▶ _Given task_:
Starting at the first line of the data, print each line verbatim up to and including the line bearing "plt.rcParams['font.family'] = ['Noto", omitting pictures.

▶ _Recorded data_:
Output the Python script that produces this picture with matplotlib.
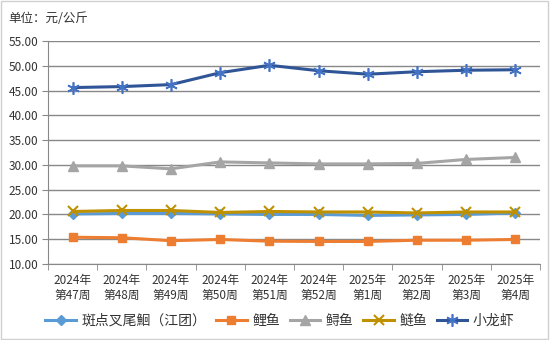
import matplotlib
matplotlib.use("Agg")
import matplotlib.pyplot as plt
from matplotlib.patches import Rectangle

plt.rcParams['font.family'] = ['Noto Sans CJK SC', 'DejaVu Sans']

categories = ["2024年\n第47周", "2024年\n第48周", "2024年\n第49周", "2024年\n第50周", "2024年\n第51周",
              "2024年\n第52周", "2025年\n第1周", "2025年\n第2周", "2025年\n第3周", "2025年\n第4周"]
s_banshe = [20.1, 20.2, 20.2, 20.1, 20.0, 20.0, 19.8, 19.9, 20.0, 20.3]
s_liyu = [15.4, 15.3, 14.7, 14.95, 14.6, 14.55, 14.55, 14.8, 14.8, 14.95]
s_xunyu = [29.8, 29.8, 29.2, 30.6, 30.4, 30.2, 30.2, 30.3, 31.1, 31.5]
s_lianyu = [20.6, 20.8, 20.8, 20.4, 20.6, 20.5, 20.5, 20.3, 20.5, 20.5]
s_longxia = [45.6, 45.8, 46.2, 48.6, 50.1, 49.0, 48.3, 48.8, 49.1, 49.2]
names = ["斑点叉尾鮰（江团）", "鲤鱼", "鲟鱼", "鲢鱼", "小龙虾"]
yticks = [10, 15, 20, 25, 30, 35, 40, 45, 50, 55]

fig = plt.figure(figsize=(5.5, 3.4), dpi=100)
fig.patches.append(Rectangle((0.002, 0.003), 0.995, 0.994, transform=fig.transFigure,
                             fill=False, edgecolor='#d0d0d0', linewidth=1))
ax = fig.add_axes([48/550, 1-264/340, 492/550, (264-41)/340])
x = list(range(len(categories)))

ax.plot(x, s_banshe, color='#5B9BD5', lw=2.2, marker='D', ms=5, label=names[0], zorder=3)
ax.plot(x, s_liyu, color='#ED7D31', lw=2.2, marker='s', ms=6, label=names[1], zorder=3)
ax.plot(x, s_xunyu, color='#A5A5A5', lw=2.2, marker='^', ms=7, label=names[2], zorder=3)
ax.plot(x, s_lianyu, color='#BF9000', lw=2.2, marker='x', ms=7, mew=1.5, label=names[3], zorder=3)
ax.plot(x, s_longxia, color='#2F5597', lw=2.2, marker=(6, 2, 0), ms=9, mew=1.2,
        mec='#4472C4', label=names[4], zorder=3)

ax.set_xlim(-0.5, len(categories) - 0.5)
ax.set_ylim(10, 55)
ax.set_yticks(yticks)
ax.set_yticklabels([f"{v:.2f}" for v in yticks], fontsize=8.5, color='#333333')
ax.set_xticks(x)
ax.set_xticklabels(categories, fontsize=8.5, color='#333333', linespacing=1.25)
ax.set_xticks([i - 0.5 for i in range(len(categories) + 1)], minor=True)
ax.tick_params(axis='x', which='major', length=0, pad=7)
ax.tick_params(axis='x', which='minor', length=4, color='#888888')
ax.tick_params(axis='y', length=4, color='#888888', pad=3)
ax.grid(axis='y', color='#888888', lw=1)
for s in ['top', 'right']:
    ax.spines[s].set_visible(False)
ax.spines['left'].set_color('#888888')
ax.spines['bottom'].set_color('#888888')
ax.set_axisbelow(True)

fig.text(8/550, 1-18/340, "单位：元/公斤", fontsize=9, color='#333333', va='center')
fig.legend(loc='center', bbox_to_anchor=(280/550, 1-321/340), ncol=5, frameon=False,
           fontsize=10, handlelength=2.2, columnspacing=0.7, handletextpad=0.4,
           labelcolor='#333333')

fig.savefig("out.png", dpi=100)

▶ _Solved exercise_:
Output the Python script that produces this picture with matplotlib.
import matplotlib
matplotlib.use("Agg")
import matplotlib.pyplot as plt
from matplotlib.patches import Rectangle

plt.rcParams['font.family'] = ['Noto Sans CJK SC', 'DejaVu Sans']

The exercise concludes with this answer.